Кучер, коренастый дед со сморщенным, багряным лицом, видать, не дурак хлебнуть горькой, с шальными хитроватыми глазами, хлестнул от всей души лошадь, сплюнул сквозь беззубую щелину и, чуть повернув голову, крикнул.
– Ты ноги, точно в зевоте рот не разявай, не то дитя ешо выскачет! А куды нам тут дитя, до больнички терпи! Крепче ноги сдвинь, слышь, че говорю?
Лошадь фыркнула, телега споткнулась о рытвину, огромный живот подпрыгнул.
– Ты жива там, Дарья, нет?! – дед потер одеревеневшую жилистую шею, развернулся всем корпусом.
В телеге, засланной тряпьем напополам с прошлогодним сеном, лежала женщина. Мягкотелая, округлая и белокожая, пышущая бабьей плотью, точно сдобная булка сахаром. Растрепанные, выбившиеся из косы волосы, прилипли к мокрому лбу, огромные, одуревшие от боли глаза, таращились в хмурое небо. Одной рукой женщина гладила огромный прыгающий живот, обтянутый ситцевой цветастой рубахой, другой сжимала рот, заграбастав его в пятерню.
– Ну-ну, терпи-терпи! Прасковья-повитуха, мать ее к лешему, Богу душу отдала, вот и тащись тепереча за триста верст!
Задул ветер, затряс ветки деревьев, заколыхал в реке воду. Где-то вдали раздались раскаты грома, на высохшую за лето землю упали долгожданные капли. Дед свистнул задорно, размахнулся и хлестнул лошадь так, что та, несмотря на давность, понеслась, точно молоденькая кобылица.
Грозовые молнии за окном разрезали насквозь небо, осветили мертвым светом небольшую родильную, что находилась в приземистом деревянном доме, похожем на барак.

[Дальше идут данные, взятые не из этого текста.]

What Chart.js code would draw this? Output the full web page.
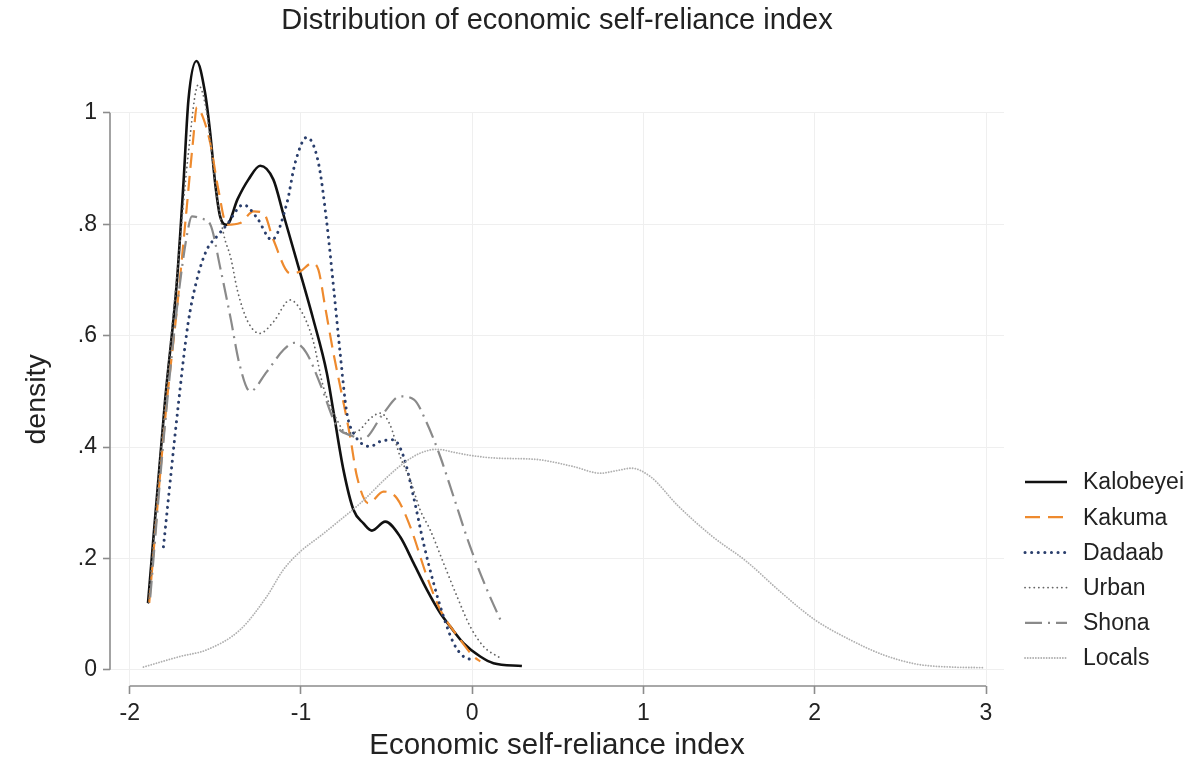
<!DOCTYPE html>
<html><head><meta charset="utf-8">
<script src="https://cdn.jsdelivr.net/npm/chart.js@4.4.1/dist/chart.umd.min.js"></script>
<style>html,body{margin:0;padding:0;background:#fff}#wrap{width:1198px;height:770px}</style>
</head><body><div id="wrap"><canvas id="c" width="1198" height="770"></canvas></div>
<script>
const titleText = 'Distribution of economic self-reliance index';
const xTitle = 'Economic self-reliance index';
const yTitle = 'density';
const seriesNames = ['Kalobeyei', 'Kakuma', 'Dadaab', 'Urban', 'Shona', 'Locals'];
const xTicks = [-2, -1, 0, 1, 2, 3];
const xTickLabels = ['-2', '-1', '0', '1', '2', '3'];
const yTicks = [0, 0.2, 0.4, 0.6, 0.8, 1];
const yTickLabels = ['0', '.2', '.4', '.6', '.8', '1'];

const kalobeyeiX = [-1.893,-1.793,-1.725,-1.686,-1.657,-1.610,-1.560,-1.530,-1.501,-1.472,-1.433,-1.370,-1.307,-1.238,-1.161,-1.102,-1.015,-0.927,-0.849,-0.812,-0.752,-0.693,-0.635,-0.586,-0.508,-0.421,-0.343,-0.265,-0.187,-0.129,-0.051,0.047,0.124,0.290];
const kalobeyeiY = [0.120,0.485,0.695,0.874,1.023,1.093,1.036,0.964,0.874,0.814,0.799,0.845,0.880,0.905,0.880,0.817,0.724,0.628,0.533,0.467,0.359,0.287,0.263,0.250,0.266,0.239,0.192,0.144,0.102,0.078,0.048,0.024,0.012,0.007];

const kakumaX = [-1.886,-1.790,-1.720,-1.670,-1.630,-1.608,-1.570,-1.530,-1.482,-1.433,-1.355,-1.277,-1.219,-1.161,-1.063,-1.005,-0.936,-0.898,-0.859,-0.810,-0.771,-0.713,-0.673,-0.606,-0.518,-0.440,-0.362,-0.265,-0.187,-0.070,0.008,0.047];
const kakumaY = [0.120,0.460,0.660,0.820,0.950,1.010,0.990,0.946,0.862,0.799,0.802,0.823,0.820,0.772,0.712,0.715,0.730,0.718,0.652,0.568,0.509,0.419,0.347,0.299,0.320,0.308,0.257,0.168,0.108,0.054,0.024,0.015];

const dadaabX = [-1.803,-1.716,-1.660,-1.608,-1.550,-1.491,-1.433,-1.336,-1.258,-1.170,-1.082,-1.034,-0.966,-0.898,-0.849,-0.810,-0.771,-0.732,-0.693,-0.596,-0.537,-0.460,-0.401,-0.343,-0.284,-0.226,-0.168,-0.109,-0.051,0.008];
const dadaabY = [0.221,0.476,0.620,0.700,0.754,0.778,0.799,0.835,0.812,0.772,0.838,0.910,0.956,0.910,0.802,0.688,0.568,0.461,0.425,0.401,0.410,0.413,0.383,0.311,0.227,0.156,0.096,0.048,0.024,0.018];

const urbanX = [-1.890,-1.800,-1.720,-1.660,-1.600,-1.550,-1.500,-1.450,-1.410,-1.370,-1.310,-1.240,-1.160,-1.063,-1.000,-0.930,-0.870,-0.800,-0.730,-0.660,-0.600,-0.537,-0.480,-0.421,-0.362,-0.304,-0.245,-0.168,-0.089,-0.012,0.066,0.164];
const urbanY = [0.120,0.460,0.720,0.920,1.050,1.000,0.870,0.780,0.740,0.680,0.625,0.604,0.625,0.664,0.645,0.592,0.509,0.455,0.425,0.430,0.450,0.461,0.440,0.383,0.341,0.287,0.251,0.192,0.132,0.078,0.042,0.021];

const shonaX = [-1.880,-1.800,-1.720,-1.660,-1.637,-1.580,-1.530,-1.470,-1.410,-1.360,-1.297,-1.200,-1.100,-1.040,-0.970,-0.890,-0.790,-0.700,-0.635,-0.520,-0.421,-0.340,-0.265,-0.187,-0.109,-0.012,0.086,0.173];
const shonaY = [0.130,0.420,0.660,0.790,0.814,0.810,0.800,0.720,0.630,0.550,0.500,0.535,0.575,0.587,0.570,0.515,0.437,0.420,0.415,0.460,0.491,0.485,0.443,0.383,0.311,0.221,0.144,0.084];

const localsX = [-1.920,-1.706,-1.550,-1.355,-1.199,-1.102,-1.005,-0.888,-0.771,-0.650,-0.500,-0.401,-0.304,-0.206,-0.100,-0.012,0.150,0.366,0.590,0.748,0.850,0.928,1.040,1.200,1.400,1.600,1.800,2.000,2.200,2.400,2.600,2.800,2.980];
const localsY = [0.005,0.024,0.036,0.072,0.132,0.180,0.212,0.240,0.269,0.300,0.345,0.371,0.389,0.396,0.390,0.385,0.380,0.378,0.365,0.353,0.358,0.362,0.347,0.295,0.240,0.195,0.140,0.090,0.055,0.027,0.010,0.005,0.004];

const FONT = "'Liberation Sans', Arial, Helvetica, sans-serif";
const TXT = '#222222';

function pts(xs, ys) { return xs.map((x, i) => ({ x: x, y: ys[i] })); }

const styles = [
  { color: '#111111', width: 2.6, dash: [], cap: 'butt' },
  { color: '#EE8A2E', width: 2.2, dash: [15, 8], cap: 'butt' },
  { color: '#2A3E6C', width: 3, dash: [0.1, 6.5], cap: 'round' },
  { color: '#666666', width: 1.8, dash: [0.1, 4.5], cap: 'round' },
  { color: '#8a8a8a', width: 2.2, dash: [17, 6, 2, 6], cap: 'butt' },
  { color: '#b0b0b0', width: 1.8, dash: [0.1, 2.6], cap: 'round' }
];
const seriesData = [
  pts(kalobeyeiX, kalobeyeiY), pts(kakumaX, kakumaY), pts(dadaabX, dadaabY),
  pts(urbanX, urbanY), pts(shonaX, shonaY), pts(localsX, localsY)
];

const datasets = seriesNames.map((name, i) => ({
  label: name,
  data: seriesData[i],
  borderColor: styles[i].color,
  borderWidth: styles[i].width,
  borderDash: styles[i].dash,
  borderCapStyle: styles[i].cap,
  pointRadius: 0,
  fill: false,
  cubicInterpolationMode: 'monotone',
  clip: false,
  order: 5 - i
}));

const axisLines = {
  id: 'axisLines',
  afterDatasetsDraw(chart) {
    const { ctx, chartArea, scales } = chart;
    ctx.save();
    ctx.strokeStyle = '#8c8c8c';
    ctx.lineWidth = 1.6;
    ctx.setLineDash([]);
    ctx.beginPath();
    ctx.moveTo(chartArea.left, scales.y.getPixelForValue(yTicks[yTicks.length - 1]));
    ctx.lineTo(chartArea.left, scales.y.getPixelForValue(yTicks[0]));
    ctx.moveTo(scales.x.getPixelForValue(xTicks[0]), chartArea.bottom);
    ctx.lineTo(scales.x.getPixelForValue(xTicks[xTicks.length - 1]), chartArea.bottom);
    ctx.stroke();
    ctx.restore();
  }
};

const sideLegend = {
  id: 'sideLegend',
  afterDraw(chart) {
    const { ctx } = chart;
    ctx.save();
    const x0 = 1025, x1 = 1067, tx = 1083, y0 = 482, dy = 35.2;
    chart.data.datasets.forEach((ds, i) => {
      const y = y0 + i * dy;
      ctx.strokeStyle = ds.borderColor;
      ctx.lineWidth = ds.borderWidth;
      ctx.setLineDash(ds.borderDash);
      ctx.lineCap = ds.borderCapStyle;
      ctx.beginPath();
      ctx.moveTo(x0, y);
      ctx.lineTo(x1, y);
      ctx.stroke();
      ctx.setLineDash([]);
      ctx.fillStyle = TXT;
      ctx.font = '23px ' + FONT;
      ctx.textBaseline = 'middle';
      ctx.textAlign = 'left';
      ctx.fillText(ds.label, tx, y + 1);
    });
    ctx.restore();
  }
};

new Chart(document.getElementById('c'), {
  type: 'line',
  data: { datasets: datasets },
  plugins: [axisLines, sideLegend],
  options: {
    responsive: false,
    animation: false,
    devicePixelRatio: 1,
    layout: { padding: { left: 0, right: 194, top: 0, bottom: 0 } },
    plugins: {
      legend: { display: false },
      tooltip: { enabled: false },
      title: {
        display: true,
        text: titleText,
        fullSize: false,
        color: TXT,
        font: { family: FONT, size: 29, weight: 'normal' },
        padding: { top: 4, bottom: 74 }
      }
    },
    scales: {
      x: {
        type: 'linear',
        min: -2.115,
        max: 3.105,
        afterBuildTicks: (s) => { s.ticks = xTicks.map(v => ({ value: v })); },
        afterFit: (s) => { s.height = 84; },
        border: { display: false },
        grid: { color: '#efefef', lineWidth: 1, drawTicks: true, tickLength: 8, tickColor: '#8c8c8c', tickWidth: 1.6 },
        ticks: {
          autoSkip: false, maxRotation: 0, padding: 6, color: TXT,
          font: { family: FONT, size: 23 },
          callback: (v) => { const k = xTicks.indexOf(v); return k >= 0 ? xTickLabels[k] : ''; }
        },
        title: { display: true, text: xTitle, color: TXT, font: { family: FONT, size: 29.5 }, padding: { top: 0, bottom: 6 } }
      },
      y: {
        type: 'linear',
        min: -0.029,
        max: 1.0,
        afterBuildTicks: (s) => { s.ticks = yTicks.map(v => ({ value: v })); },
        afterFit: (s) => { s.width = 110; },
        border: { display: false },
        grid: { color: '#efefef', lineWidth: 1, drawTicks: true, tickLength: 7, tickColor: '#8c8c8c', tickWidth: 1.6 },
        ticks: {
          autoSkip: false, padding: 6, color: TXT,
          font: { family: FONT, size: 23 },
          callback: (v) => { const k = yTicks.findIndex(t => Math.abs(t - v) < 1e-9); return k >= 0 ? yTickLabels[k] : ''; }
        },
        title: { display: true, text: yTitle, color: TXT, font: { family: FONT, size: 28.5 }, padding: { top: 20, bottom: 0 } }
      }
    }
  }
});
</script>
</body></html>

– Покричи, родимая, покричи…
Суетилась возле роженицы старенькая акушерка, промокала ей тряпицей мокрый лоб, гладила огромный живот мягкими руками. Роженица теперь молчала, глаза ее налились кровью и выпучились, будто кто их изнутри выдавил, зубы остро закусили иссохшиеся губы.
Внезапно грохнуло, точно от пушечного выстрела и в комнату ворвался ветер, сорвал со стола нехитрые медицинские причиндалы: марлю и бинты, серую вату. Зловеще захлопали оконные створки.